Она знала! Юрий Петрович смотрел на нее хмуро, но перечить не мог.
С самого начала Елизавета Алексеевна подмяла молодых супругов под себя, загребла их, точно медведь лапами. Недвижимости за Марьюшкой не дали, приданое ее было малым; у Юрия Петровича дела обстояли еще хуже — Кропотовка мало что была заложена, так еще и о сестрах требовалось думать. Пять сестер. И пошел в дом к жене, под тещину власть, склонив голову. Елизавета Алексеевна была и опытнее, и умнее, и богаче. «Вы только живите, — сказала она молодым в первый же день после свадьбы, — а мать все устроит. Обо всем позабочусь».
И все было: и одежда вовремя вычищена, и трубки набиты, и слуги вежливые, ходят босиком, и выезд в порядке… не было только свободы, да ее и не всегда надобно.
В Москву выехали за несколько месяцев до ожидаемых родов. Тащились по дорогам, подолгу останавливаясь в гостях у знакомых и многочисленных родственников. Лето было на исходе, близкий сентябрь трогал липы вкрадчивым золотым дыханием. Маша глядела тусклым взглядом, не замечая окружающей красоты, и только раз, сорвав при дороге голубой цветок с тонкими, сразу мнущимися лепестками, вдруг заплакала.
Елизавета Алексеевна везла с собой целый воз провизии: по слухам, Москва чрезвычайно изменилась, о былом хлебосольстве там и речи теперь нет и все втридорога. «Небось, когда поджигали, думали только, как француза выкурить, ну а уж после, когда все позади, стали убытки подсчитывать и жалеть…» — говорила она с пониманием, но без всякого одобрения.
Белокаменная, куда прежде Елизавета Алексеевна непременно хоть раз в году, а приезжала, встретила печально. Воздух полон был, точно хлопьев гари, стаями бесприютных галок, которые утратили свои любимые насесты на колокольнях: «сорок сороков» претерпел существенный урон. Каждый пятый дом стоял пустой, с разбитыми окнами, с высаженными дверями, и народу в Москве сильно поубавилось.
Арсеньевские возки тряслись по улицам, местами неузнаваемым.
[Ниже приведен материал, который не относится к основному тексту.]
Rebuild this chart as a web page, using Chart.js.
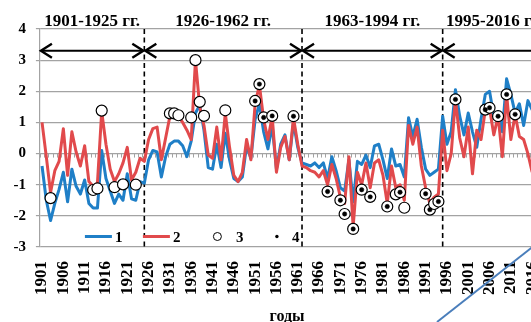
<!DOCTYPE html>
<html>
<head>
<meta charset="utf-8">
<script src="https://cdn.jsdelivr.net/npm/chart.js@4.4.0/dist/chart.umd.min.js"></script>
<style>
  html, body { margin: 0; padding: 0; background: #ffffff; overflow: hidden; }
</style>
</head>
<body>
<canvas id="chart" width="545" height="330"></canvas>
<script>
// categories: every year 1901..2016
const years = [];
for (let y = 1901; y <= 2016; y++) years.push(String(y));

// series 1 (blue)
const series1 = [
  -0.4, -1.5, -2.15, -1.6, -1.15, -0.6, -1.55, -0.5, -1.05, -1.3,
  -0.85, -1.6, -1.75, -1.75, 0.1, -0.8, -1.2, -1.6, -1.3, -1.5,
  -0.65, -1.45, -1.5, -0.9, -0.95,
  -0.2, 0.1, 0.05, -0.75, -0.1, 0.3, 0.4, 0.4, 0.25, -0.1,
  0.4, 1.3, 1.55, 0.75, -0.45, -0.5, 0.3, -0.45, 0.65, -0.2,
  -0.8, -0.9, -0.75, 0.25, -0.15, 1.1, 1.6, 0.7, 0.15, 0.9,
  -0.5, 0.3, 0.6, -0.2, 1.0, 0.2, -0.3,
  -0.35, -0.4, -0.3, -0.45, -0.3, -0.8, -0.1, -0.55, -1.1, -1.2,
  -0.2, -1.55, -0.25, -0.35, -0.05, -0.45, 0.25, 0.3, -0.2, -0.8,
  0.15, -0.4, -0.35, -0.75, 1.15, 0.55, 1.1, 0.2, -0.5, -0.7,
  -0.6, -0.5,
  1.2, 0.3, 0.7, 2.05, 1.2, 0.6, 1.3, 0.7, 0.2, 1.1,
  1.9, 2.0, 1.2, 1.35, 0.7, 2.4, 1.9, 1.3, 1.6, 0.9,
  1.7, 1.4
];

// series 2 (red)
const series2 = [
  1.0, -0.1, -1.25, -0.55, -0.25, 0.8, -0.7, 0.7, 0.05, -0.4,
  0.25, -0.9, -1.05, -0.95, 1.35, 0.3, -0.5, -0.9, -0.65, -0.3,
  0.2, -0.85, -0.6, -0.15, -0.25,
  0.45, 0.8, 0.85, -0.2, 0.5, 1.2, 1.25, 1.2, 1.0, 0.75,
  0.45, 3.0, 1.5, 0.9, -0.05, -0.15, 0.85, -0.2, 1.3, 0.2,
  -0.7, -0.9, -0.6, 0.45, -0.2, 1.6, 2.2, 1.1, 0.45, 1.2,
  -0.6, 0.2, 0.55, -0.2, 1.15, 0.3, -0.4,
  -0.45, -0.55, -0.6, -0.75, -0.55, -1.0, -0.35, -0.8, -1.4, -1.6,
  -0.1, -2.35, -0.6, -1.0, -0.3, -1.1, -0.3, -0.2, -0.7, -1.6,
  -0.4, -1.1, -1.0, -1.5, 0.9, 0.3, 0.85, -0.4, -1.1, -1.6,
  -1.4, -1.3,
  0.75, -0.55, 0.0, 1.75, 0.5, -0.1, 0.85, -0.65, 0.75, 0.45,
  1.4, 1.45, 0.6, 1.2, -0.1, 1.9, 0.45, 1.25, 0.55, 0.45,
  0.0, -0.6
];

// series 3 (open circles)
const circleYears = [
  1903, 1913, 1914, 1915, 1918, 1920, 1923,
  1931, 1932, 1933, 1936, 1937, 1938, 1939, 1944,
  1951, 1952, 1953, 1955, 1960,
  1968, 1971, 1972, 1974, 1976, 1978, 1982, 1984, 1985, 1986,
  1991, 1992, 1993, 1994,
  1998, 2005, 2006, 2008, 2010, 2012
];
const circleValues = [
  -1.43, -1.17, -1.12, 1.38, -1.08, -0.99, -1.0,
  1.29, 1.29, 1.23, 1.16, 3.0, 1.66, 1.21, 1.39,
  1.69, 2.23, 1.16, 1.21, 1.2,
  -1.22, -1.5, -1.94, -2.42, -1.16, -1.39, -1.7, -1.31, -1.24, -1.74,
  -1.29, -1.8, -1.62, -1.54,
  1.74, 1.41, 1.47, 1.2, 1.9, 1.26
];

// series 4 (dots, sit inside some of the circles)
const dotYears = [
  1951, 1952, 1953, 1955, 1960,
  1968, 1971, 1972, 1974, 1976, 1978, 1982, 1985,
  1991, 1992, 1994,
  1998, 2005, 2006, 2008, 2010, 2012
];

// periods
const periodNames = ['1901-1925 гг.', '1926-1962 гг.', '1963-1994 гг.', '1995-2016 гг.'];
const dividerYears = ['1925', '1962', '1995'];
const arrowLevel = 3.3;

const legendLabels = ['1', '2', '3', '4'];
const axisTitle = 'годы';

const BLUE = '#1f7fc7';
const RED = '#e14a4c';
const GRID = '#a3a3a3';
const FONT = 'Liberation Serif';

function byYear(list, values) {
  return years.map(y => {
    const k = list.indexOf(Number(y));
    return k < 0 ? null : values[k];
  });
}
const circleData = byYear(circleYears, circleValues);
const dotData = byYear(dotYears, dotYears.map(y => circleValues[circleYears.indexOf(y)]));

const overlay = {
  id: 'overlay',
  beforeDatasetsDraw(chart) {
    const { ctx, chartArea: ca, scales: { x, y } } = chart;
    const step = x.getPixelForValue(1) - x.getPixelForValue(0);
    ctx.save();

    // small tick marks along the zero line
    const y0 = y.getPixelForValue(0);
    ctx.strokeStyle = GRID;
    ctx.lineWidth = 1;
    ctx.beginPath();
    for (let k = 0; k <= years.length; k++) {
      const px = Math.round(x.getPixelForValue(k) - step / 2) + 0.5;
      ctx.moveTo(px, y0);
      ctx.lineTo(px, y0 + 4);
    }
    ctx.stroke();

    // dashed dividers
    const divX = dividerYears.map(d => x.getPixelForValue(years.indexOf(d)));
    ctx.strokeStyle = '#000';
    ctx.lineWidth = 1.6;
    ctx.setLineDash([5, 3.5]);
    divX.forEach(px => {
      ctx.beginPath();
      ctx.moveTo(px, ca.top);
      ctx.lineTo(px, ca.bottom);
      ctx.stroke();
    });
    ctx.setLineDash([]);

    // double-headed arrows and period captions
    const ya = y.getPixelForValue(arrowLevel);
    const bounds = [ca.left].concat(divX, [chart.width]);
    ctx.fillStyle = '#000';
    ctx.font = 'bold 17px "' + FONT + '"';
    ctx.textAlign = 'center';
    ctx.textBaseline = 'alphabetic';
    for (let p = 0; p < periodNames.length; p++) {
      const a = bounds[p] + 1, b = bounds[p + 1] - 1;
      ctx.lineWidth = 2;
      ctx.beginPath();
      ctx.moveTo(a, ya); ctx.lineTo(b, ya);
      ctx.stroke();
      ctx.lineWidth = 2.4;
      ctx.beginPath();
      ctx.moveTo(a + 11, ya - 7); ctx.lineTo(a, ya); ctx.lineTo(a + 11, ya + 7);
      ctx.moveTo(b - 11, ya - 7); ctx.lineTo(b, ya); ctx.lineTo(b - 11, ya + 7);
      ctx.stroke();
      ctx.fillText(periodNames[p], (bounds[p] + bounds[p + 1]) / 2, 26);
    }
    ctx.restore();
  },
  afterDraw(chart) {
    const { ctx, chartArea: ca } = chart;
    ctx.save();
    const ly = ca.bottom - 10.5;
    ctx.font = 'bold 15px "' + FONT + '"';
    ctx.fillStyle = '#000';
    ctx.textBaseline = 'alphabetic';
    ctx.textAlign = 'left';
    // line items
    const lines = [[ca.left + 45, BLUE], [ca.left + 103, RED]];
    lines.forEach(([lx, c], k) => {
      ctx.strokeStyle = c;
      ctx.lineWidth = 3;
      ctx.beginPath();
      ctx.moveTo(lx, ly); ctx.lineTo(lx + 27, ly);
      ctx.stroke();
      ctx.fillText(legendLabels[k], lx + 30, ly + 5);
    });
    // circle item
    ctx.strokeStyle = '#000';
    ctx.lineWidth = 1;
    ctx.beginPath();
    ctx.arc(ca.left + 177.5, ly, 4, 0, Math.PI * 2);
    ctx.stroke();
    ctx.fillText(legendLabels[2], ca.left + 196, ly + 5);
    // dot item
    ctx.beginPath();
    ctx.arc(ca.left + 237, ly, 1.7, 0, Math.PI * 2);
    ctx.fill();
    ctx.fillText(legendLabels[3], ca.left + 252, ly + 5);

    // stray blue connector line at lower right of the figure
    ctx.strokeStyle = '#4a7ebb';
    ctx.lineWidth = 2;
    ctx.beginPath();
    ctx.moveTo(437, 322);
    ctx.lineTo(535, 245);
    ctx.stroke();
    ctx.restore();
  }
};

new Chart(document.getElementById('chart'), {
  type: 'line',
  data: {
    labels: years,
    datasets: [
      {
        label: legendLabels[3], data: dotData, showLine: false, order: 0,
        pointRadius: 2.2, pointBackgroundColor: '#000', pointBorderColor: '#000', pointBorderWidth: 0.5
      },
      {
        label: legendLabels[2], data: circleData, showLine: false, order: 1,
        pointRadius: 5.5, pointBackgroundColor: '#fff', pointBorderColor: '#000', pointBorderWidth: 1.2
      },
      {
        label: legendLabels[1], data: series2, order: 2,
        borderColor: RED, borderWidth: 3, pointRadius: 0, tension: 0, borderJoinStyle: 'round'
      },
      {
        label: legendLabels[0], data: series1, order: 3,
        borderColor: BLUE, borderWidth: 3, pointRadius: 0, tension: 0, borderJoinStyle: 'round'
      }
    ]
  },
  options: {
    responsive: false,
    animation: false,
    devicePixelRatio: 1,
    layout: { padding: { top: 29, right: 10.7, bottom: 0, left: 0 } },
    plugins: { legend: { display: false }, tooltip: { enabled: false } },
    scales: {
      x: {
        type: 'category',
        offset: true,
        grid: { display: false, drawTicks: false, tickLength: 0 },
        border: { display: false },
        ticks: {
          autoSkip: false,
          maxRotation: 90,
          minRotation: 90,
          padding: 14,
          color: '#000',
          font: { family: FONT, size: 17, weight: 'bold' },
          callback: (v, i) => (i % 5 === 0 ? years[i] : null)
        },
        title: {
          display: true,
          text: axisTitle,
          color: '#000',
          font: { family: FONT, size: 16, weight: 'bold' },
          padding: { top: 0, bottom: 3.4 }
        },
        afterFit: s => {
          s.height = 83;
          s.paddingLeft = 0;
          s.paddingRight = 0;
        }
      },
      y: {
        min: -3,
        max: 4,
        grid: { color: GRID, lineWidth: 1.2, drawTicks: true, tickLength: 4 },
        border: { display: true, color: GRID, width: 1.2 },
        ticks: {
          stepSize: 1,
          padding: 10,
          color: '#000',
          font: { family: FONT, size: 15, weight: 'bold' }
        },
        afterFit: s => { s.width = 39.9; }
      }
    }
  },
  plugins: [overlay]
});
</script>
</body>
</html>
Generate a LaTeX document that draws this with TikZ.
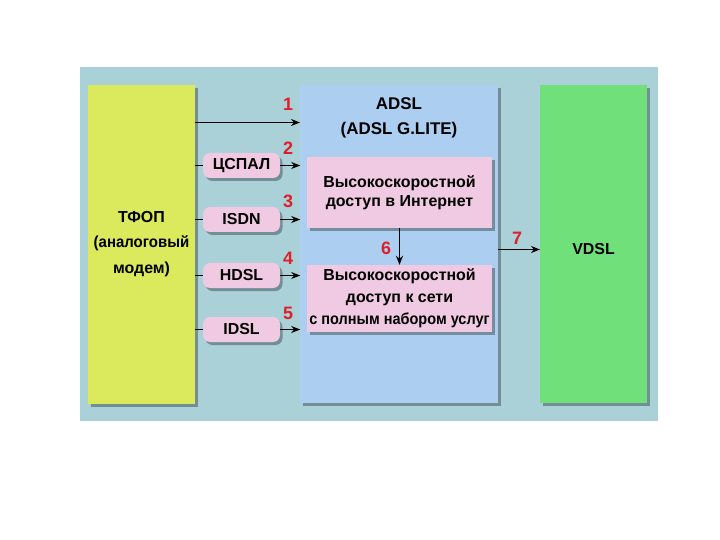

Горы полуобгоревшего, выброшенного во время бегства скарба вдруг оказывались на перекрестке. Кое-где уже расчистили, но казалось, что на улицах до сих пор пахнет пожаром и бедой. От многих деревянных домов остались лишь печи да трубы, да и каменные немало обгорели.
Ближе к центру было получше. Уже почистили и кое-что отстроили. Раннее ненастье витало над городом: осень ворвалась в Москву раньше времени, точно почуяла — не стало стен, способных сдержать ее натиск…
Мальчик родился в ночь на третье октября — слабенький, кривоногий, худенький. Маша, к удивлению матери, разродилась куда легче, чем это можно было предположить, хотя появлению на свет ребенка не слишком, кажется, обрадовалась. Ей показывали живую куклу, и она долго смотрела на непонятное существо, словно пыталась понять — откуда оно взялось. Потом улыбнулась и так и заснула — с улыбкой.
С барским заморышем возилась в первые дни только выписанная из деревни кормилица Лукерья, с полного одобрения Елизаветы Алексеевны. Юрий Петрович, полностью отстраненный женщинами от всех дел, проводил время у знакомых офицеров и снова вернулся к карточной игре.
Доброхоты из числа московских знакомцев пробовали «предупреждать» вдову Арсеньеву о наклонностях зятя, но та оборвала их так решительно, что все поприкусывали языки.
Крестили ребенка только через десять дней после рождения — боялись простудить. Юрий Петрович до последнего считал, что младенца назовут Петром либо Юрием — как было принято в лермонтовском роду, но здесь и жена, и теща обе оказались непреклонны, и мальчика назвали Михайлой, в память деда.
— Не боитесь, Елизавета Алексеевна? — спросил Юрий Петрович тещу, уже потом, тайно от жены.
Та величественно подняла брови:
— Чего я, голубь мой, должна бояться, по-твоему?
— Имя несчастливое.
— С чего это имя Михайлы несчастливое? — еще высокомернее удивилась Елизавета Алексеевна.
— Супруг ваш, говорят, печальной смертью умер, — брякнул Юрий Петрович.